*Supplied material*
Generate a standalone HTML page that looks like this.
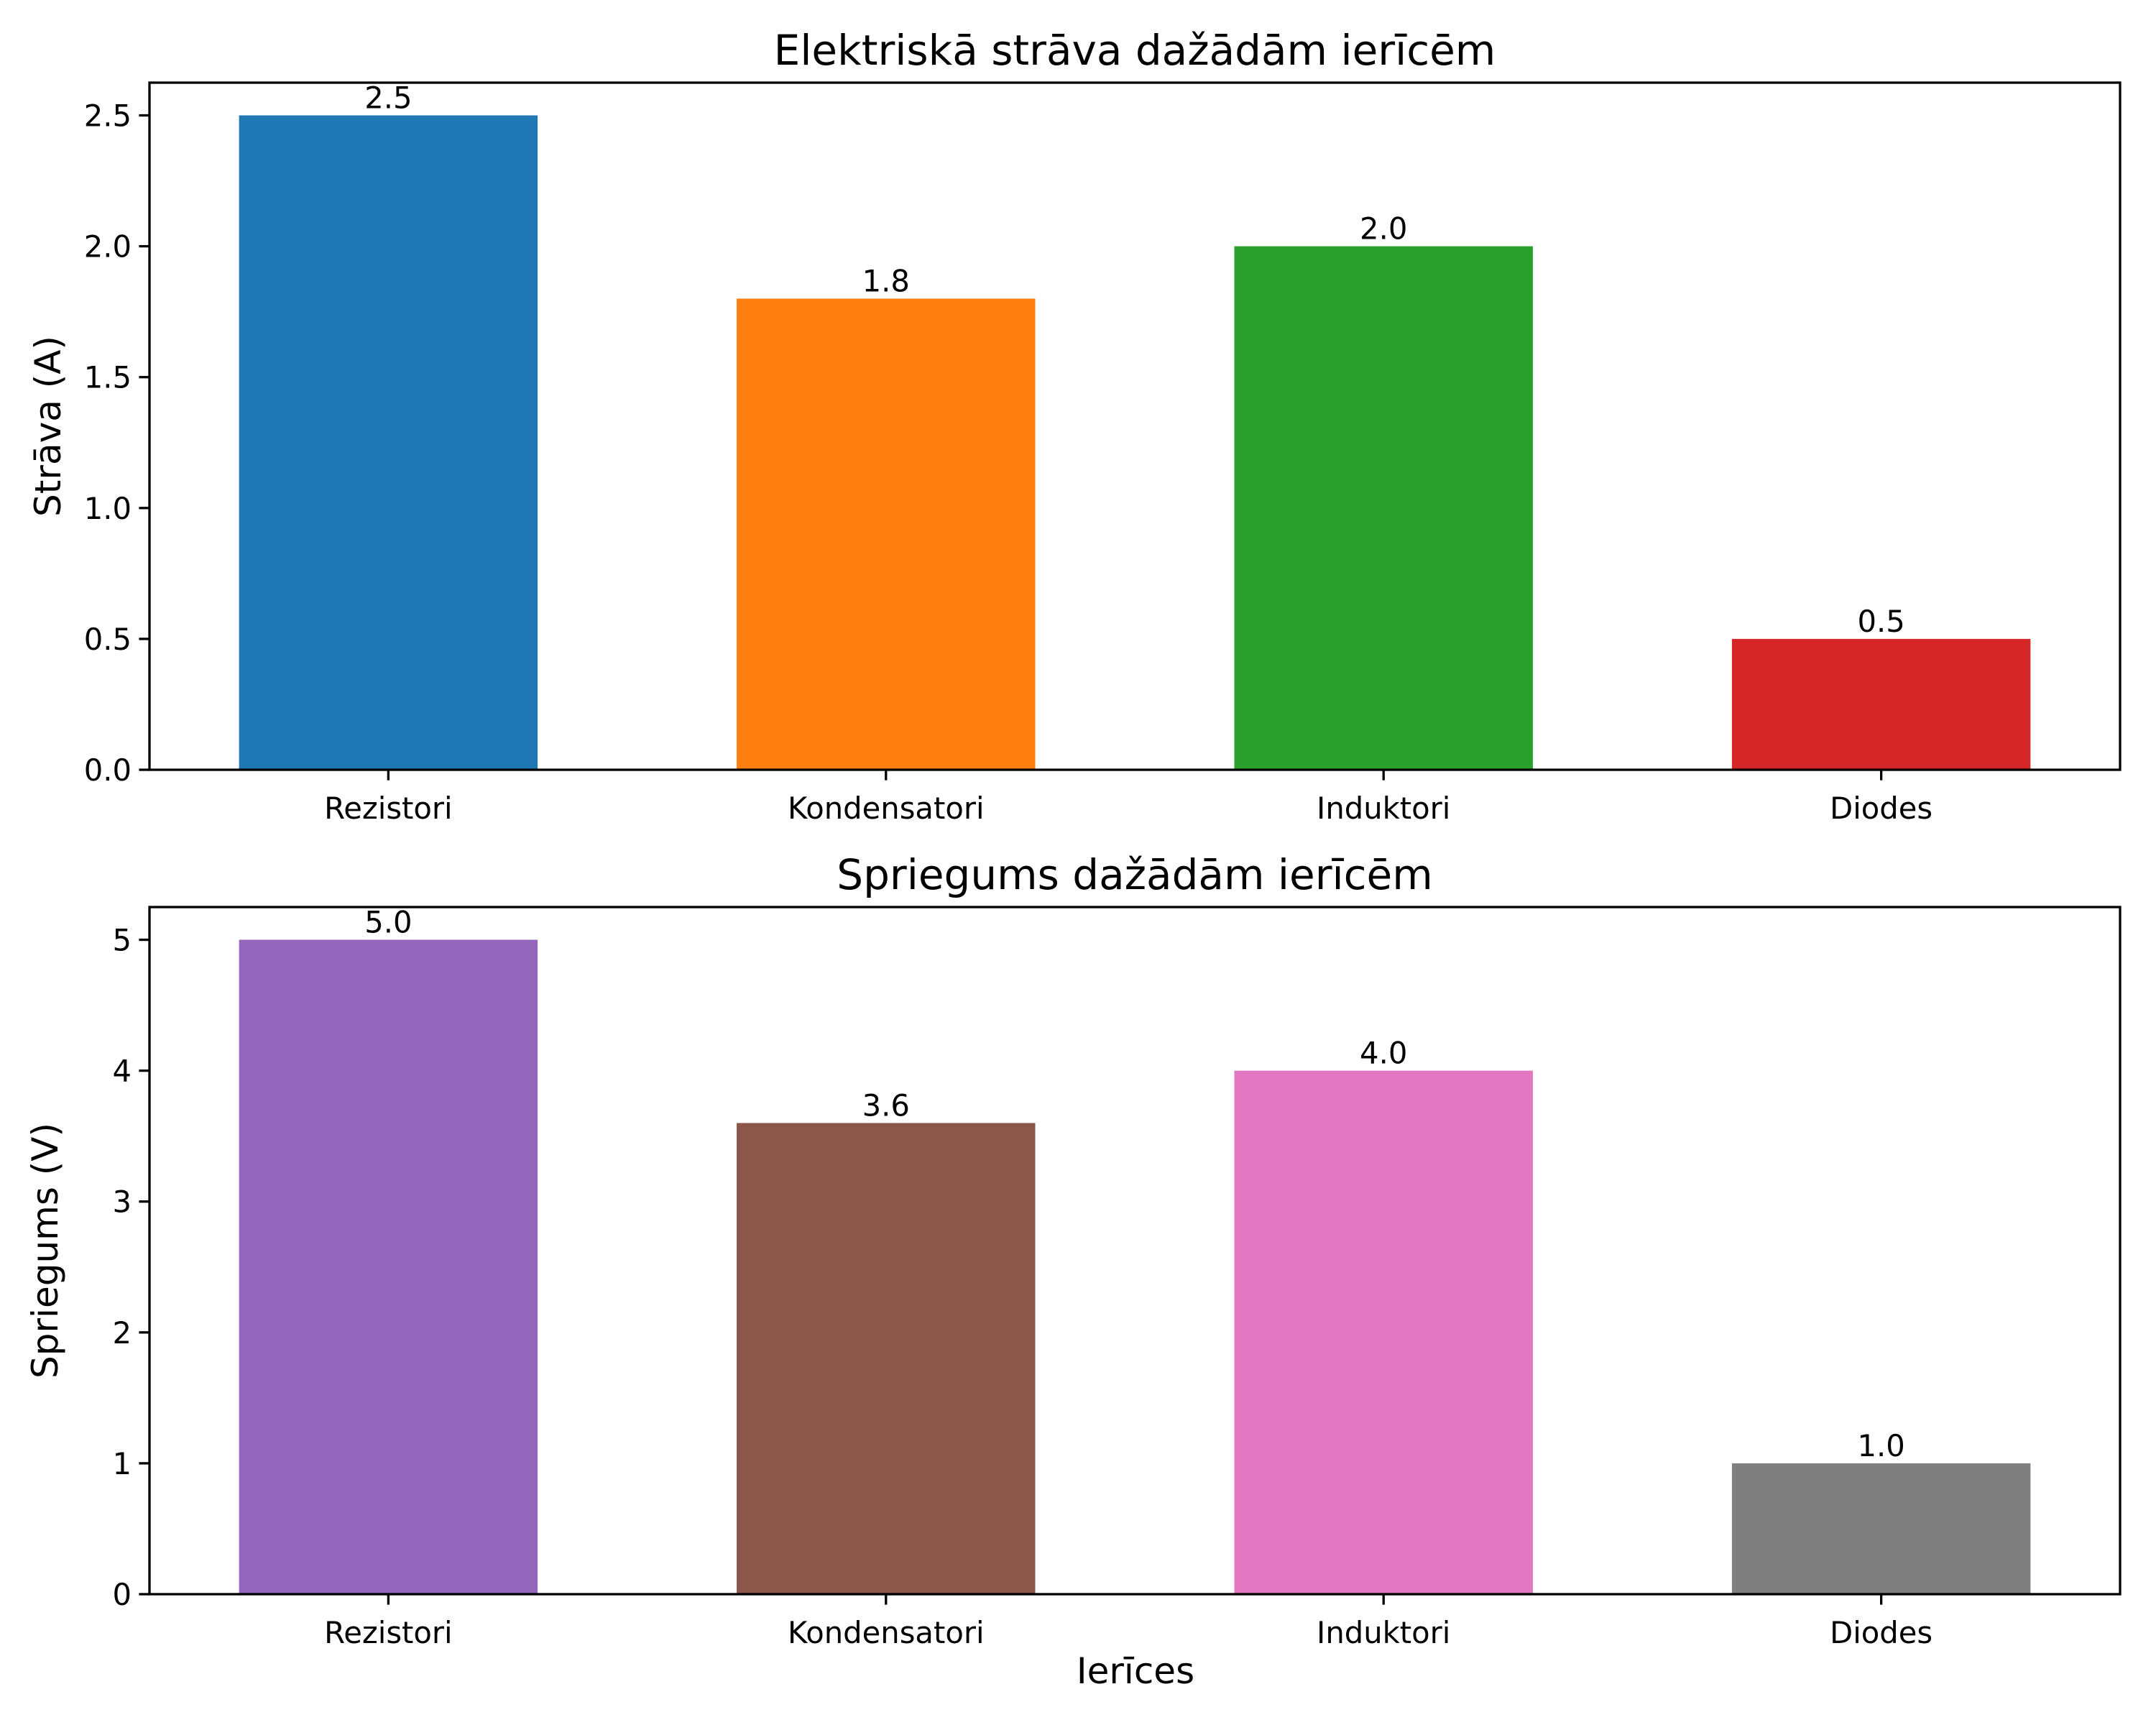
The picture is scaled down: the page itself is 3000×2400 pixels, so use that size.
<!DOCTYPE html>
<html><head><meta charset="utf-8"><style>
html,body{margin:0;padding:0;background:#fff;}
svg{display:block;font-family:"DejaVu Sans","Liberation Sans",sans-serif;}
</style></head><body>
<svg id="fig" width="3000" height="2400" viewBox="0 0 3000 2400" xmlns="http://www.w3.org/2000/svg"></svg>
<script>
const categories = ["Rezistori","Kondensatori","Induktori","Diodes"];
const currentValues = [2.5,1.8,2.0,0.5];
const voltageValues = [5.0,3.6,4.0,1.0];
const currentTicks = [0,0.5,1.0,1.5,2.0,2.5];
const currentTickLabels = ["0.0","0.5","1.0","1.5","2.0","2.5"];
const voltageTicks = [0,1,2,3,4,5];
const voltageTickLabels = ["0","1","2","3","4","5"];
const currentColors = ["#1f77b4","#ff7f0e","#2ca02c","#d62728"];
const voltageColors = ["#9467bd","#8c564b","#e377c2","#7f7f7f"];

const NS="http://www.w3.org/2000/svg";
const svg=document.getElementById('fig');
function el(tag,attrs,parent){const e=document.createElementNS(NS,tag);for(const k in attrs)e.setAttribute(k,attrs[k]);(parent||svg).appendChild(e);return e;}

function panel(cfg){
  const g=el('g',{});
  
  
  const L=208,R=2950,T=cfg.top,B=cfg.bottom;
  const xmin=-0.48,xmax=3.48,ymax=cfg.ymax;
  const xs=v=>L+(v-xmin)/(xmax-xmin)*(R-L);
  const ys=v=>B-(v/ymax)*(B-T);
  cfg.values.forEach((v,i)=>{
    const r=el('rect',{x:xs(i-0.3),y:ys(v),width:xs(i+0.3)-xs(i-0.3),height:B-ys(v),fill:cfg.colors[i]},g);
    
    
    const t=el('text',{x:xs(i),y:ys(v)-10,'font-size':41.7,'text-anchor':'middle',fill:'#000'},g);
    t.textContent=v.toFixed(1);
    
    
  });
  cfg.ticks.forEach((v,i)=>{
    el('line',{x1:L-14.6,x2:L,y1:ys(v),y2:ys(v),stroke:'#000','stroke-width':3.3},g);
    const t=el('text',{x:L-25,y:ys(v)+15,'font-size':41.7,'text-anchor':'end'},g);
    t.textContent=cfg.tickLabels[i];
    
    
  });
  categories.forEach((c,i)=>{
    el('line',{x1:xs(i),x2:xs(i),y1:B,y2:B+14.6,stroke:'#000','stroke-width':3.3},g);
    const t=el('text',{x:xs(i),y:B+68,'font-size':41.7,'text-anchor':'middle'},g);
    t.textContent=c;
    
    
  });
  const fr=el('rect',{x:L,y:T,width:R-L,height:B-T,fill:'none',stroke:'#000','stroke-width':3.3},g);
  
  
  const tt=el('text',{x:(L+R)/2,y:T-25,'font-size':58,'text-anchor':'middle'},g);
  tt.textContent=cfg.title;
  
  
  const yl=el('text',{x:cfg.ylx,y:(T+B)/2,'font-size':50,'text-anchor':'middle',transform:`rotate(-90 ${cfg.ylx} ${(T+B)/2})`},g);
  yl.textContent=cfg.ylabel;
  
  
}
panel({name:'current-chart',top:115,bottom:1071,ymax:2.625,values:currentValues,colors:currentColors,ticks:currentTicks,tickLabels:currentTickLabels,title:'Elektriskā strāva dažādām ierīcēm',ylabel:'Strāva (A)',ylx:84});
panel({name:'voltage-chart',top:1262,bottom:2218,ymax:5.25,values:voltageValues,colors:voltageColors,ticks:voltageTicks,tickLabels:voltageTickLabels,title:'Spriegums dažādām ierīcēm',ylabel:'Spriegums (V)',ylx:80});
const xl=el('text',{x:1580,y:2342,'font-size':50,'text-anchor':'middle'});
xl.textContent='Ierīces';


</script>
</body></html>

--

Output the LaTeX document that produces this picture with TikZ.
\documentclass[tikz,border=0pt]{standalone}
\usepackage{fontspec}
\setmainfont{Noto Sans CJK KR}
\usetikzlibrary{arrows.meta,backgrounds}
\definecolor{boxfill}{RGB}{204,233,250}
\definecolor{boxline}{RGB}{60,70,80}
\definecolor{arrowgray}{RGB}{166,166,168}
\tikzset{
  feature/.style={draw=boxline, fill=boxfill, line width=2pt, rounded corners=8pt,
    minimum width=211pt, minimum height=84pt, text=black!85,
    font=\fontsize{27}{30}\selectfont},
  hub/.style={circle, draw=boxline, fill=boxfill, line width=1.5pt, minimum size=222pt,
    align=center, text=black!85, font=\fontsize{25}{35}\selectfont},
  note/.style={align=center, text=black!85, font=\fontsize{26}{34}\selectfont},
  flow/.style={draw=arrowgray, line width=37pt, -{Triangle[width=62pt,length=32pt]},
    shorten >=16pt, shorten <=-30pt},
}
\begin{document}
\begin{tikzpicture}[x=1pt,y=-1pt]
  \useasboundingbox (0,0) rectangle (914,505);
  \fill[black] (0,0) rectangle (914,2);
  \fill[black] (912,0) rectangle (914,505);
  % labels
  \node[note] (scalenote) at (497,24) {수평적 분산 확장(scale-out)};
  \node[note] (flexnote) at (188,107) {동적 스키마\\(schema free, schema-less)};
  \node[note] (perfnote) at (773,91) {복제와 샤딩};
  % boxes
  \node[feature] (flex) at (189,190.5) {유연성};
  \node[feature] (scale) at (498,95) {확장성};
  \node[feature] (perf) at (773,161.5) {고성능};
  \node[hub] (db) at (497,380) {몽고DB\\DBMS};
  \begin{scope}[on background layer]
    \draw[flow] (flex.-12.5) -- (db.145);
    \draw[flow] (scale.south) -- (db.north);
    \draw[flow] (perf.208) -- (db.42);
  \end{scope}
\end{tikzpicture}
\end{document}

---

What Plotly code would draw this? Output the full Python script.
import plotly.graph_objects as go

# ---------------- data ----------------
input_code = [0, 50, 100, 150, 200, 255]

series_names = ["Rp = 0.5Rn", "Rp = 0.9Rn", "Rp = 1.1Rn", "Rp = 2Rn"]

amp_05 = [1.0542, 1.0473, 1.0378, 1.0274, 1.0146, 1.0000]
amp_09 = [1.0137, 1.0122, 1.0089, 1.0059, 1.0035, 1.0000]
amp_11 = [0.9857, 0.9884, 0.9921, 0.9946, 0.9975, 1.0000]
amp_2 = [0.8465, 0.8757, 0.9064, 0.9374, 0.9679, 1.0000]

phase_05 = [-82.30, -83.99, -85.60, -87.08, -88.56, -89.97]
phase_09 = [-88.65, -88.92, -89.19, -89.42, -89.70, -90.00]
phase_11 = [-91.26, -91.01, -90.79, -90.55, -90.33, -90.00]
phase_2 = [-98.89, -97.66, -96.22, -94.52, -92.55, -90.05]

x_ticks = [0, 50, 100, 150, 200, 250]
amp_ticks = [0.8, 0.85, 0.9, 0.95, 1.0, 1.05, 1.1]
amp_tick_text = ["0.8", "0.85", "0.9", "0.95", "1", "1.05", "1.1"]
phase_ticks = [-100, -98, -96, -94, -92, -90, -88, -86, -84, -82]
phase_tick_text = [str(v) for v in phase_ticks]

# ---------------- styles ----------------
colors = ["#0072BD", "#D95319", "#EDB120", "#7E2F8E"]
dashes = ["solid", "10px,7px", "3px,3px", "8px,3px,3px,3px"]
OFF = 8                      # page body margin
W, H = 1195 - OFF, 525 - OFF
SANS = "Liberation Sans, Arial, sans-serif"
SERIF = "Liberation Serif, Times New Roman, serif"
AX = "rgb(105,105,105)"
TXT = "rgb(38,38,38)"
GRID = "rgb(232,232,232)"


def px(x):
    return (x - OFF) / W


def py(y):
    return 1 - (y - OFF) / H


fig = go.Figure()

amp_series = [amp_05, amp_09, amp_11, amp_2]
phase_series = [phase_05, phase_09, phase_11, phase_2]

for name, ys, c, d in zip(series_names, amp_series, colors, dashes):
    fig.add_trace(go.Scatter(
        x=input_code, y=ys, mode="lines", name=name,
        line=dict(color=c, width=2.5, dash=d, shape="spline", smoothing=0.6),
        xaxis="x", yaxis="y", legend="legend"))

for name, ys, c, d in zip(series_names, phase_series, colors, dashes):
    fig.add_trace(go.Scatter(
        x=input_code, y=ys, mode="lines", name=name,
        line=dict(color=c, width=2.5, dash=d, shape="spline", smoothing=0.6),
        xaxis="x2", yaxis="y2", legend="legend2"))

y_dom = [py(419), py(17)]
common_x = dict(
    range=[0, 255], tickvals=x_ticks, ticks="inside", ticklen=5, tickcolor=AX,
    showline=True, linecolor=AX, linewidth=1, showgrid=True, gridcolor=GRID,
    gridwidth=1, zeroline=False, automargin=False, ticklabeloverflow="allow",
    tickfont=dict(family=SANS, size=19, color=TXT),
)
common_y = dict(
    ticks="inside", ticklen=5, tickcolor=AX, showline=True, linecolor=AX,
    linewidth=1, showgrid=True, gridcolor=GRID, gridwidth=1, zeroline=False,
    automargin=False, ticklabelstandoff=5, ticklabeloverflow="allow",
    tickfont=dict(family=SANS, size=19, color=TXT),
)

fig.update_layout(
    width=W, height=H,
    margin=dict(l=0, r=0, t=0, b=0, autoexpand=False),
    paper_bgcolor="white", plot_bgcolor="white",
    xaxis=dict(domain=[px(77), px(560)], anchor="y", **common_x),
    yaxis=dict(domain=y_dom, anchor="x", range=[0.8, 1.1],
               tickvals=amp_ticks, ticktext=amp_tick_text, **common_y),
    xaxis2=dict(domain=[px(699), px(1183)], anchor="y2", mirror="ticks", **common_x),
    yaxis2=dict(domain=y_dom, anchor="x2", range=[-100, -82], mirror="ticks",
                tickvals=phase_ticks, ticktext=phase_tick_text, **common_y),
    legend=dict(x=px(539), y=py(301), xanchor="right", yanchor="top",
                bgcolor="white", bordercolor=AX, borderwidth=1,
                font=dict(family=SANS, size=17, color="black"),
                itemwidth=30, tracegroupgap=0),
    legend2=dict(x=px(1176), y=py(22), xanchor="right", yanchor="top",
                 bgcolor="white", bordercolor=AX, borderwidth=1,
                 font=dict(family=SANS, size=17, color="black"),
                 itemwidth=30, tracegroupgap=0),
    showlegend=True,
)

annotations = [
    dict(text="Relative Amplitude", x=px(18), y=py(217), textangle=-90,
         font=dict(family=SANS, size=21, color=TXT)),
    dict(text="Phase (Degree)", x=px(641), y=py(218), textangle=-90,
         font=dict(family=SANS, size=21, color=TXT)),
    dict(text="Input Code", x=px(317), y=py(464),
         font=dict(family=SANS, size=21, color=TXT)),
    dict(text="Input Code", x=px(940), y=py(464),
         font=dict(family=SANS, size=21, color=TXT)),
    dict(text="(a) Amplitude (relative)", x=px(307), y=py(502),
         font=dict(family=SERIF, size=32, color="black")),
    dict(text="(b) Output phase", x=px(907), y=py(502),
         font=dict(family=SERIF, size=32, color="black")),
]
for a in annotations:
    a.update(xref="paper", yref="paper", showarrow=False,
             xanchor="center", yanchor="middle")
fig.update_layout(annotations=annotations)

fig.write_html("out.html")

*Stated exercise*
Give again the run of lines that opens at the line with "What Plotly code" and closes at the line with "amp_2 = [0.8465, 0.8757, 0.9064, 0.9374, 0.9679, 1.0000]", exactly, and only that run.

*Answer for the task*
What Plotly code would draw this? Output the full Python script.
import plotly.graph_objects as go

# ---------------- data ----------------
input_code = [0, 50, 100, 150, 200, 255]

series_names = ["Rp = 0.5Rn", "Rp = 0.9Rn", "Rp = 1.1Rn", "Rp = 2Rn"]

amp_05 = [1.0542, 1.0473, 1.0378, 1.0274, 1.0146, 1.0000]
amp_09 = [1.0137, 1.0122, 1.0089, 1.0059, 1.0035, 1.0000]
amp_11 = [0.9857, 0.9884, 0.9921, 0.9946, 0.9975, 1.0000]
amp_2 = [0.8465, 0.8757, 0.9064, 0.9374, 0.9679, 1.0000]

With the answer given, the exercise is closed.